To be done
Quote the data below in full, minus the images.

Dataset content
◇ ◇ ◇ ◇ ◇

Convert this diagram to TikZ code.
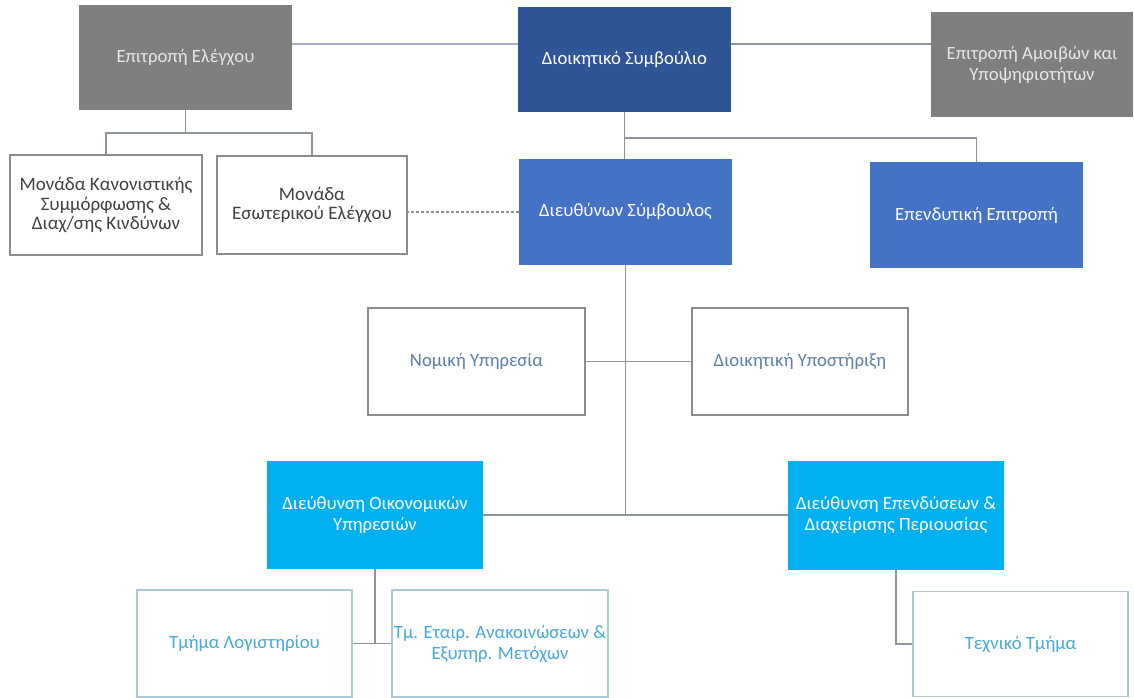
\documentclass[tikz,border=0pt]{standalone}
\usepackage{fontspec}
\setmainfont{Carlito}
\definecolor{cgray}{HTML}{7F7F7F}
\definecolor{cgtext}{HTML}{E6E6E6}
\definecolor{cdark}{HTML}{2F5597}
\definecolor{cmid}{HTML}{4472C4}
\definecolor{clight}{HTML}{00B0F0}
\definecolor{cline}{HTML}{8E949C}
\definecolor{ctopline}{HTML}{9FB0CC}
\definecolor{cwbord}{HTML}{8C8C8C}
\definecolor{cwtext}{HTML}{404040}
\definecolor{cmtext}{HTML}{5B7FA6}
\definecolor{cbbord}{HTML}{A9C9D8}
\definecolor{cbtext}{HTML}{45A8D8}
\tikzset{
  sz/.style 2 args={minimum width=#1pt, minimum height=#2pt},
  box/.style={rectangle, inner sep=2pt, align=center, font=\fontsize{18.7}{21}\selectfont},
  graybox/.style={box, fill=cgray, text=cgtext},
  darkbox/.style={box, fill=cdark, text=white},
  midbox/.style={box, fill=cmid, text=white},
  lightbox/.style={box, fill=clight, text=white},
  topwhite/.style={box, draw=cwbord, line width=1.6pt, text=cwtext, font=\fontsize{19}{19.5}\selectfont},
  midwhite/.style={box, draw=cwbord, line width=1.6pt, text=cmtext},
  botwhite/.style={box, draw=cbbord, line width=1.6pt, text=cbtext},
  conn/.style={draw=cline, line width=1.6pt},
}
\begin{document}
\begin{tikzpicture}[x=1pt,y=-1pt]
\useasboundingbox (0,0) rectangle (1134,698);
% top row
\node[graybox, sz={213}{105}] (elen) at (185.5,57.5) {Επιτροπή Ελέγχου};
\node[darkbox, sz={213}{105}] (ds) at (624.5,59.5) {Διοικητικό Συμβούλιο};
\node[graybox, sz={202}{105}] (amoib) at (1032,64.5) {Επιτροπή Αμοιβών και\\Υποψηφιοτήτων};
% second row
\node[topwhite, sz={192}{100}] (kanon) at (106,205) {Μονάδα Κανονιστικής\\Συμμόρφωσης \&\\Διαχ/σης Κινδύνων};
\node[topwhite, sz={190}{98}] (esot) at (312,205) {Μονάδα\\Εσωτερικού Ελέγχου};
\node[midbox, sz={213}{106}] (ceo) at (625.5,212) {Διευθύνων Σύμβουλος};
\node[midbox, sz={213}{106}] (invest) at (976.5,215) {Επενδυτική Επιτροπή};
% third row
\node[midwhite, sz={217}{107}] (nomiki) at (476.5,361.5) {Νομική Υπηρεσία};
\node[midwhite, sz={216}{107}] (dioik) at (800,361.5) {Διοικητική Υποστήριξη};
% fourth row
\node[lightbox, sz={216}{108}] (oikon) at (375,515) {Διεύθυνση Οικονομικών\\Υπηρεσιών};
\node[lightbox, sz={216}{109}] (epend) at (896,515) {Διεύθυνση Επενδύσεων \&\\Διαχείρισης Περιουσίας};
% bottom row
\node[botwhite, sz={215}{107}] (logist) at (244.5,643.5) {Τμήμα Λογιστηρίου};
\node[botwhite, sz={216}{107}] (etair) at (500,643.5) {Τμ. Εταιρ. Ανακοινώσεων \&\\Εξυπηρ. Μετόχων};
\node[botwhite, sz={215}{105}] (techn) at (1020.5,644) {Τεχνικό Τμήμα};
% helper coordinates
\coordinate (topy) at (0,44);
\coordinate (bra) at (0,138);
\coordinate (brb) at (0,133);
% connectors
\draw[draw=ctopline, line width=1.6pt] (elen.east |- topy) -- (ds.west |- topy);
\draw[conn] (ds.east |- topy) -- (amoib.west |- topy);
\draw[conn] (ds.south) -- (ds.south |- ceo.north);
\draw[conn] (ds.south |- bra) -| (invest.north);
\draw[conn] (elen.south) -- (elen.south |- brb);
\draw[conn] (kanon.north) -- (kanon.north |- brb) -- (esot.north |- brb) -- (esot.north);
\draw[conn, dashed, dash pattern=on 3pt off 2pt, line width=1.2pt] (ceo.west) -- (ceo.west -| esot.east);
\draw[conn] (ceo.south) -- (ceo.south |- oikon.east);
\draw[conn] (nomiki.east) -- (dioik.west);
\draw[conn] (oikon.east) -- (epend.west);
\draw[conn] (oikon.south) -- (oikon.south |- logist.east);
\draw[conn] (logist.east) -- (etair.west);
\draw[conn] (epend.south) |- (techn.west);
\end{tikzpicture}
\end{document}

◇ ◇ ◇ ◇ ◇

Solution to the exercise
Convert this diagram to TikZ code.
\documentclass[tikz,border=0pt]{standalone}
\usepackage{fontspec}
\setmainfont{Carlito}
\definecolor{cgray}{HTML}{7F7F7F}
\definecolor{cgtext}{HTML}{E6E6E6}
\definecolor{cdark}{HTML}{2F5597}
\definecolor{cmid}{HTML}{4472C4}
\definecolor{clight}{HTML}{00B0F0}
\definecolor{cline}{HTML}{8E949C}
\definecolor{ctopline}{HTML}{9FB0CC}
\definecolor{cwbord}{HTML}{8C8C8C}
\definecolor{cwtext}{HTML}{404040}
\definecolor{cmtext}{HTML}{5B7FA6}
\definecolor{cbbord}{HTML}{A9C9D8}
\definecolor{cbtext}{HTML}{45A8D8}
\tikzset{
  sz/.style 2 args={minimum width=#1pt, minimum height=#2pt},
  box/.style={rectangle, inner sep=2pt, align=center, font=\fontsize{18.7}{21}\selectfont},
  graybox/.style={box, fill=cgray, text=cgtext},
  darkbox/.style={box, fill=cdark, text=white},
  midbox/.style={box, fill=cmid, text=white},
  lightbox/.style={box, fill=clight, text=white},
  topwhite/.style={box, draw=cwbord, line width=1.6pt, text=cwtext, font=\fontsize{19}{19.5}\selectfont},
  midwhite/.style={box, draw=cwbord, line width=1.6pt, text=cmtext},
  botwhite/.style={box, draw=cbbord, line width=1.6pt, text=cbtext},
  conn/.style={draw=cline, line width=1.6pt},
}
\begin{document}
\begin{tikzpicture}[x=1pt,y=-1pt]
\useasboundingbox (0,0) rectangle (1134,698);
% top row
\node[graybox, sz={213}{105}] (elen) at (185.5,57.5) {Επιτροπή Ελέγχου};
\node[darkbox, sz={213}{105}] (ds) at (624.5,59.5) {Διοικητικό Συμβούλιο};
\node[graybox, sz={202}{105}] (amoib) at (1032,64.5) {Επιτροπή Αμοιβών και\\Υποψηφιοτήτων};
% second row
\node[topwhite, sz={192}{100}] (kanon) at (106,205) {Μονάδα Κανονιστικής\\Συμμόρφωσης \&\\Διαχ/σης Κινδύνων};
\node[topwhite, sz={190}{98}] (esot) at (312,205) {Μονάδα\\Εσωτερικού Ελέγχου};
\node[midbox, sz={213}{106}] (ceo) at (625.5,212) {Διευθύνων Σύμβουλος};
\node[midbox, sz={213}{106}] (invest) at (976.5,215) {Επενδυτική Επιτροπή};
% third row
\node[midwhite, sz={217}{107}] (nomiki) at (476.5,361.5) {Νομική Υπηρεσία};
\node[midwhite, sz={216}{107}] (dioik) at (800,361.5) {Διοικητική Υποστήριξη};
% fourth row
\node[lightbox, sz={216}{108}] (oikon) at (375,515) {Διεύθυνση Οικονομικών\\Υπηρεσιών};
\node[lightbox, sz={216}{109}] (epend) at (896,515) {Διεύθυνση Επενδύσεων \&\\Διαχείρισης Περιουσίας};
% bottom row
\node[botwhite, sz={215}{107}] (logist) at (244.5,643.5) {Τμήμα Λογιστηρίου};
\node[botwhite, sz={216}{107}] (etair) at (500,643.5) {Τμ. Εταιρ. Ανακοινώσεων \&\\Εξυπηρ. Μετόχων};
\node[botwhite, sz={215}{105}] (techn) at (1020.5,644) {Τεχνικό Τμήμα};
% helper coordinates
\coordinate (topy) at (0,44);
\coordinate (bra) at (0,138);
\coordinate (brb) at (0,133);
% connectors
\draw[draw=ctopline, line width=1.6pt] (elen.east |- topy) -- (ds.west |- topy);
\draw[conn] (ds.east |- topy) -- (amoib.west |- topy);
\draw[conn] (ds.south) -- (ds.south |- ceo.north);
\draw[conn] (ds.south |- bra) -| (invest.north);
\draw[conn] (elen.south) -- (elen.south |- brb);
\draw[conn] (kanon.north) -- (kanon.north |- brb) -- (esot.north |- brb) -- (esot.north);
\draw[conn, dashed, dash pattern=on 3pt off 2pt, line width=1.2pt] (ceo.west) -- (ceo.west -| esot.east);
\draw[conn] (ceo.south) -- (ceo.south |- oikon.east);
\draw[conn] (nomiki.east) -- (dioik.west);
\draw[conn] (oikon.east) -- (epend.west);
\draw[conn] (oikon.south) -- (oikon.south |- logist.east);
\draw[conn] (logist.east) -- (etair.west);
\draw[conn] (epend.south) |- (techn.west);
\end{tikzpicture}
\end{document}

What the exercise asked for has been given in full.